## Written exercise
Write out the opening lines of the data word for word, up to and including the line with "9000, 9500, 10000]", and leave every picture and every later line out.
## BEGIN
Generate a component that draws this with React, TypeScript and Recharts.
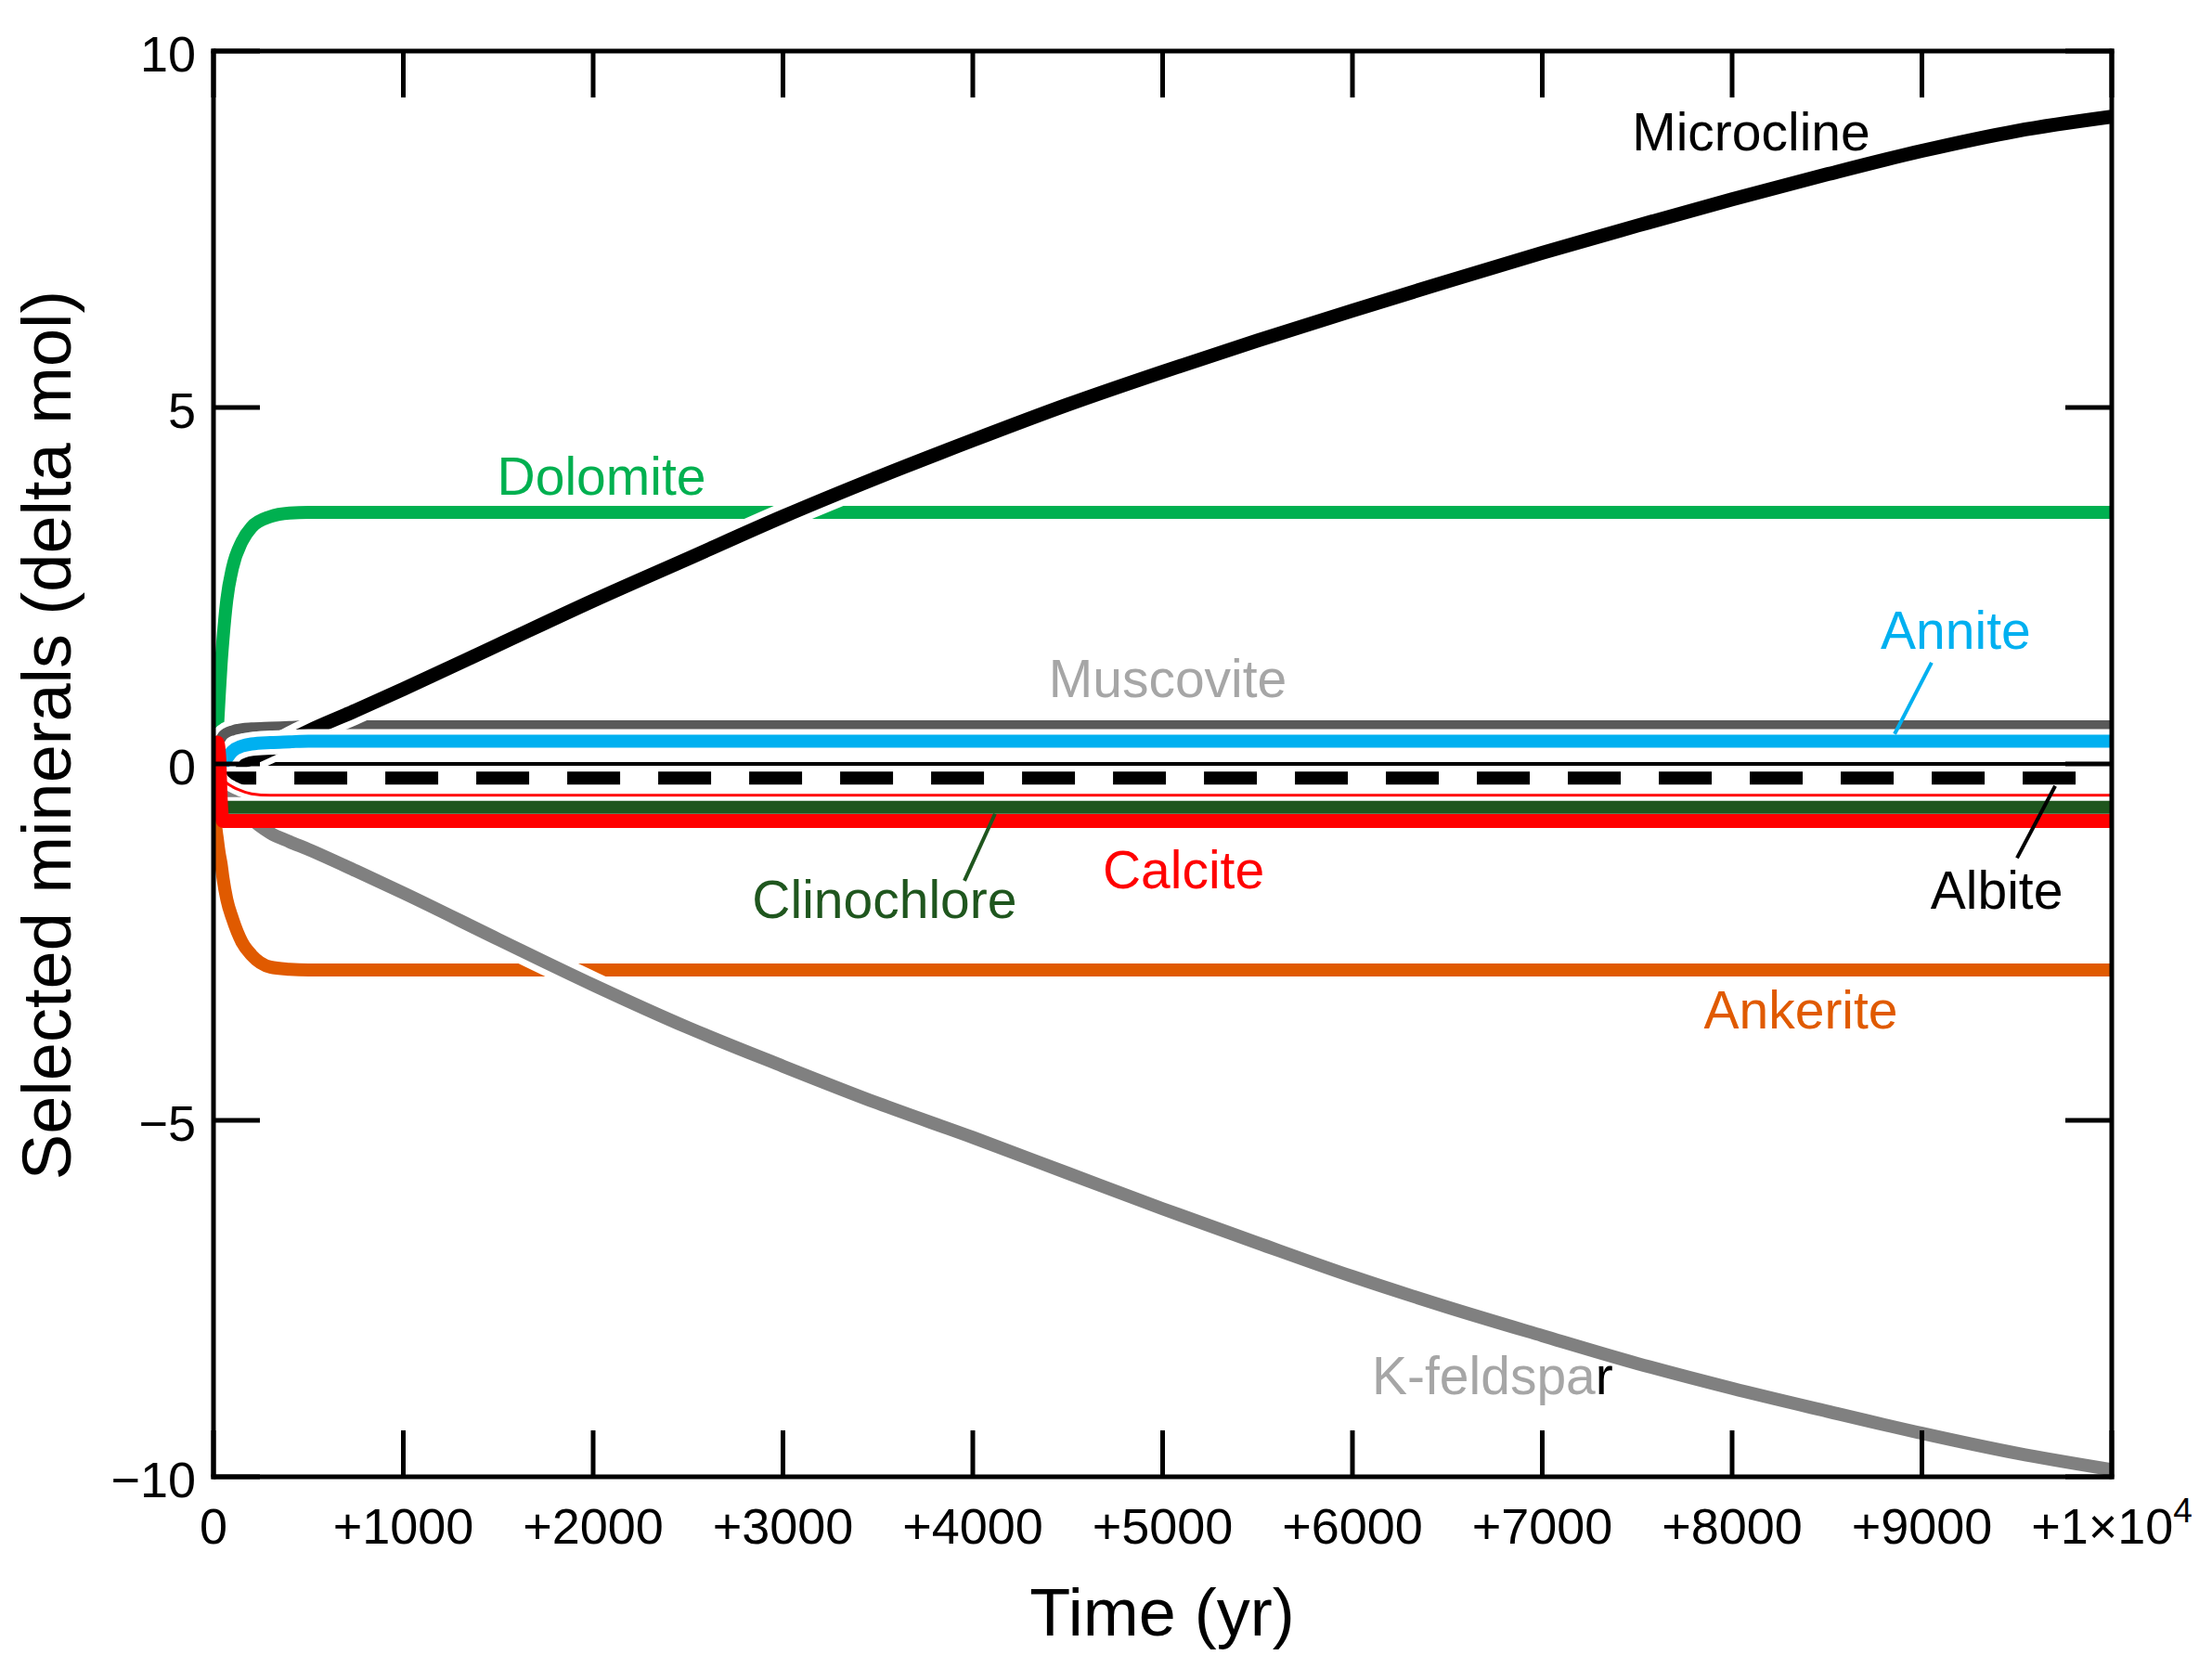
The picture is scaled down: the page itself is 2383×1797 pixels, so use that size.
import React from 'react'
import { LineChart, Line, XAxis, YAxis, ReferenceLine, ReferenceDot } from 'recharts'

const W = 2383
const H = 1797
const FONT = '"Liberation Sans", Arial, Helvetica, sans-serif'

// time (yr), shared by every series
const years = [0, 10, 20, 30, 40, 50, 70, 100, 150, 200, 300, 400, 500, 750, 1000, 1500, 2000, 2500, 3000, 3500, 4000, 4500, 5000, 5500, 6000, 6500, 7000, 7500, 8000, 8500, 9000, 9500, 10000]

// delta mol
const microcline = [0, 0, 0, 0, 0, 0, 0, 0.01, 0.03, 0.08, 0.2, 0.33, 0.46, 0.75, 1.05, 1.67, 2.29, 2.88, 3.47, 4.02, 4.54, 5.04, 5.5, 5.94, 6.36, 6.77, 7.17, 7.55, 7.92, 8.27, 8.6, 8.88, 9.08]
const kFeldspar = [0, -0.05, -0.1, -0.15, -0.2, -0.25, -0.33, -0.45, -0.62, -0.77, -0.97, -1.09, -1.2, -1.5, -1.81, -2.46, -3.1, -3.7, -4.24, -4.76, -5.24, -5.74, -6.24, -6.72, -7.19, -7.62, -8.02, -8.41, -8.76, -9.08, -9.39, -9.67, -9.9]
const dolomite = [0, 0.2, 0.48, 0.95, 1.4, 1.75, 2.3, 2.75, 3.12, 3.32, 3.47, 3.52, 3.53, 3.53, 3.53, 3.53, 3.53, 3.53, 3.53, 3.53, 3.53, 3.53, 3.53, 3.53, 3.53, 3.53, 3.53, 3.53, 3.53, 3.53, 3.53, 3.53, 3.53]
const muscovite = [0, 0.1, 0.22, 0.3, 0.36, 0.4, 0.44, 0.47, 0.5, 0.51, 0.52, 0.53, 0.54, 0.54, 0.54, 0.54, 0.54, 0.54, 0.54, 0.54, 0.54, 0.54, 0.54, 0.54, 0.54, 0.54, 0.54, 0.54, 0.54, 0.54, 0.54, 0.54, 0.54]
const annite = [0, 0, 0, 0, 0, 0, 0.08, 0.18, 0.25, 0.28, 0.3, 0.31, 0.32, 0.32, 0.32, 0.32, 0.32, 0.32, 0.32, 0.32, 0.32, 0.32, 0.32, 0.32, 0.32, 0.32, 0.32, 0.32, 0.32, 0.32, 0.32, 0.32, 0.32]
const albite = [0, -0.1, -0.18, -0.2, -0.2, -0.2, -0.2, -0.2, -0.2, -0.2, -0.2, -0.2, -0.2, -0.2, -0.2, -0.2, -0.2, -0.2, -0.2, -0.2, -0.2, -0.2, -0.2, -0.2, -0.2, -0.2, -0.2, -0.2, -0.2, -0.2, -0.2, -0.2, -0.2]
const minorRed = [0, -0.05, -0.1, -0.14, -0.18, -0.22, -0.27, -0.32, -0.38, -0.42, -0.44, -0.44, -0.44, -0.44, -0.44, -0.44, -0.44, -0.44, -0.44, -0.44, -0.44, -0.44, -0.44, -0.44, -0.44, -0.44, -0.44, -0.44, -0.44, -0.44, -0.44, -0.44, -0.44]
const clinochlore = [0, -0.3, -0.55, -0.61, -0.61, -0.61, -0.61, -0.61, -0.61, -0.61, -0.61, -0.61, -0.61, -0.61, -0.61, -0.61, -0.61, -0.61, -0.61, -0.61, -0.61, -0.61, -0.61, -0.61, -0.61, -0.61, -0.61, -0.61, -0.61, -0.61, -0.61, -0.61, -0.61]
const calcite = [0, 0.25, 0.3, 0.1, -0.6, -0.8, -0.8, -0.8, -0.8, -0.8, -0.8, -0.8, -0.8, -0.8, -0.8, -0.8, -0.8, -0.8, -0.8, -0.8, -0.8, -0.8, -0.8, -0.8, -0.8, -0.8, -0.8, -0.8, -0.8, -0.8, -0.8, -0.8, -0.8]
const ankerite = [0, -0.8, -1.05, -1.25, -1.4, -1.6, -1.9, -2.17, -2.5, -2.68, -2.85, -2.88, -2.89, -2.89, -2.89, -2.89, -2.89, -2.89, -2.89, -2.89, -2.89, -2.89, -2.89, -2.89, -2.89, -2.89, -2.89, -2.89, -2.89, -2.89, -2.89, -2.89, -2.89]

const xTicks = [0, 1000, 2000, 3000, 4000, 5000, 6000, 7000, 8000, 9000, 10000]
const xTickLabels = ['0', '+1000', '+2000', '+3000', '+4000', '+5000', '+6000', '+7000', '+8000', '+9000', '+1×10^4']
const yTicks = [-10, -5, 0, 5, 10]
const yTickLabels = ['−10', '−5', '0', '5', '10']

const rows = years.map((t, i) => ({
  t,
  microcline: microcline[i],
  kFeldspar: kFeldspar[i],
  dolomite: dolomite[i],
  muscovite: muscovite[i],
  annite: annite[i],
  albite: albite[i],
  minorRed: minorRed[i],
  clinochlore: clinochlore[i],
  calcite: calcite[i],
  ankerite: ankerite[i],
}))

// drawing order matters: later curves cut earlier ones with their white halo
const series = [
  { key: 'dolomite', color: '#00b050', width: 14, halo: 12 },
  { key: 'muscovite', color: '#595959', width: 11, halo: 12 },
  { key: 'ankerite', color: '#e05a00', width: 14, halo: 12 },
  { key: 'kFeldspar', color: '#808080', width: 14, halo: 14 },
  { key: 'microcline', color: '#000000', width: 15, halo: 14 },
  { key: 'annite', color: '#00b0f0', width: 14, halo: 12 },
  { key: 'albite', color: '#000000', width: 14, halo: 10, dash: '57 41' },
  { key: 'minorRed', color: '#ff0000', width: 3, halo: 10 },
  { key: 'clinochlore', color: '#1f561e', width: 14, halo: 8 },
  { key: 'calcite', color: '#ff0000', width: 15, halo: 0 },
]

const notes = [
  { text: 'Microcline', t: 8100, v: 8.61, color: '#000000' },
  { text: 'Dolomite', t: 2044, v: 3.78, color: '#00b050' },
  { text: 'Muscovite', t: 5027, v: 0.94, color: '#a6a6a6' },
  { text: 'Annite', t: 9178, v: 1.61, color: '#00b0f0' },
  { text: 'Albite', t: 9394, v: -2.03, color: '#000000' },
  { text: 'Clinochlore', t: 3535, v: -2.16, color: '#1f561e' },
  { text: 'Calcite', t: 5110, v: -1.74, color: '#ff0000' },
  { text: 'Ankerite', t: 8362, v: -3.71, color: '#e05a00' },
]

const leaders = [
  { color: '#00b0f0', from: { x: 9051, y: 1.42 }, to: { x: 8856, y: 0.42 } },
  { color: '#000000', from: { x: 9702, y: -0.31 }, to: { x: 9501, y: -1.32 } },
  { color: '#1f561e', from: { x: 4117, y: -0.7 }, to: { x: 3956, y: -1.64 } },
]

const frame = { stroke: '#000', strokeWidth: 5, strokeLinecap: 'square' as const }

// eslint-disable-next-line @typescript-eslint/no-explicit-any
const BottomTick = ({ x, y, payload }: any) => {
  const label = xTickLabels[xTicks.indexOf(payload.value)] ?? String(payload.value)
  const [base, exp] = label.split('^')
  return (
    <g>
      <line x1={x} x2={x} y1={y} y2={y - 50} stroke="#000" strokeWidth={5} />
      <text x={x} y={y + 72} textAnchor="middle" fontSize={54} fontFamily={FONT} fill="#000">
        {base}
        {exp && <tspan fontSize={37} dy={-23}>{exp}</tspan>}
      </text>
    </g>
  )
}

// eslint-disable-next-line @typescript-eslint/no-explicit-any
const TopTick = ({ x, y }: any) => (
  <line x1={x} x2={x} y1={y} y2={y + 50} stroke="#000" strokeWidth={5} />
)

// eslint-disable-next-line @typescript-eslint/no-explicit-any
const LeftTick = ({ x, y, payload }: any) => (
  <g>
    <line x1={x} x2={x + 50} y1={y} y2={y} stroke="#000" strokeWidth={5} />
    <text x={x - 19} y={y + 22} textAnchor="end" fontSize={54} fontFamily={FONT} fill="#000">
      {yTickLabels[yTicks.indexOf(payload.value)]}
    </text>
  </g>
)

// eslint-disable-next-line @typescript-eslint/no-explicit-any
const RightTick = ({ x, y }: any) => (
  <line x1={x} x2={x - 50} y1={y} y2={y} stroke="#000" strokeWidth={5} />
)

// eslint-disable-next-line @typescript-eslint/no-explicit-any
const noteShape = (text: string, color: string) => (p: any) => (
  <text x={p.cx} y={p.cy} textAnchor="middle" fontSize={57} fontFamily={FONT} fill={color}>
    {text}
  </text>
)

// eslint-disable-next-line @typescript-eslint/no-explicit-any
const kfeldShape = (p: any) => (
  <text x={p.cx} y={p.cy} textAnchor="middle" fontSize={57} fontFamily={FONT} fill="#a6a6a6">
    K-feldspa<tspan fill="#000">r</tspan>
  </text>
)

export default function App() {
  return (
    <div style={{ position: 'absolute', left: 0, top: 0, width: W, height: H, background: '#fff' }}>
      <LineChart width={W} height={H} data={rows} margin={{ top: 50, right: 100, bottom: 56, left: 100 }}>
        <XAxis xAxisId="b" dataKey="t" type="number" domain={[0, 10000]} ticks={xTicks} interval={0}
          allowDataOverflow tick={(p: any) => <BottomTick {...p} />} tickLine={false} tickSize={0} tickMargin={0}
          axisLine={frame} height={150} />
        <XAxis xAxisId="t" orientation="top" dataKey="t" type="number" domain={[0, 10000]} ticks={xTicks}
          interval={0} allowDataOverflow tick={(p: any) => <TopTick {...p} />} tickLine={false} tickSize={0}
          tickMargin={0} axisLine={frame} height={5} />
        <YAxis yAxisId="l" type="number" domain={[-10, 10]} ticks={yTicks} interval={0} allowDataOverflow
          tick={(p: any) => <LeftTick {...p} />} tickLine={false} tickSize={0} tickMargin={0}
          axisLine={frame} width={130} />
        <YAxis yAxisId="r" orientation="right" type="number" domain={[-10, 10]} ticks={yTicks} interval={0}
          allowDataOverflow tick={(p: any) => <RightTick {...p} />} tickLine={false} tickSize={0}
          tickMargin={0} axisLine={frame} width={8} />

        <ReferenceLine xAxisId="b" yAxisId="l" y={0} stroke="#000" strokeWidth={4} />

        {series.flatMap(s => {
          const out = []
          if (s.halo > 0) {
            out.push(
              <Line key={s.key + '-halo'} xAxisId="b" yAxisId="l" type="monotone" dataKey={s.key}
                stroke="#fff" strokeWidth={s.width + s.halo} dot={false} activeDot={false}
                isAnimationActive={false} />
            )
          }
          out.push(
            <Line key={s.key} xAxisId="b" yAxisId="l" type="monotone" dataKey={s.key}
              stroke={s.color} strokeWidth={s.width} strokeDasharray={s.dash} dot={false}
              activeDot={false} isAnimationActive={false} />
          )
          return out
        })}

        {leaders.map((l, i) => (
          <ReferenceLine key={'lead' + i} xAxisId="b" yAxisId="l" segment={[l.from, l.to]}
            stroke={l.color} strokeWidth={4} />
        ))}

        {notes.map(n => (
          <ReferenceDot key={n.text} xAxisId="b" yAxisId="l" x={n.t} y={n.v} r={0}
            shape={noteShape(n.text, n.color)} />
        ))}
        <ReferenceDot xAxisId="b" yAxisId="l" x={6738} y={-8.84} r={0} shape={kfeldShape} />
      </LineChart>

      <svg width={W} height={H} style={{ position: 'absolute', left: 0, top: 0, pointerEvents: 'none' }}>
        <text x={1252} y={1762} textAnchor="middle" fontSize={72} fontFamily={FONT} fill="#000">Time (yr)</text>
        <text x={76} y={792} textAnchor="middle" fontSize={74} fontFamily={FONT} fill="#000"
          transform="rotate(-90 76 792)">Selected minerals (delta mol)</text>
      </svg>
    </div>
  )
}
## END
## Exercise response
Generate a component that draws this with React, TypeScript and Recharts.
The picture is scaled down: the page itself is 2383×1797 pixels, so use that size.
import React from 'react'
import { LineChart, Line, XAxis, YAxis, ReferenceLine, ReferenceDot } from 'recharts'

const W = 2383
const H = 1797
const FONT = '"Liberation Sans", Arial, Helvetica, sans-serif'

// time (yr), shared by every series
const years = [0, 10, 20, 30, 40, 50, 70, 100, 150, 200, 300, 400, 500, 750, 1000, 1500, 2000, 2500, 3000, 3500, 4000, 4500, 5000, 5500, 6000, 6500, 7000, 7500, 8000, 8500, 9000, 9500, 10000]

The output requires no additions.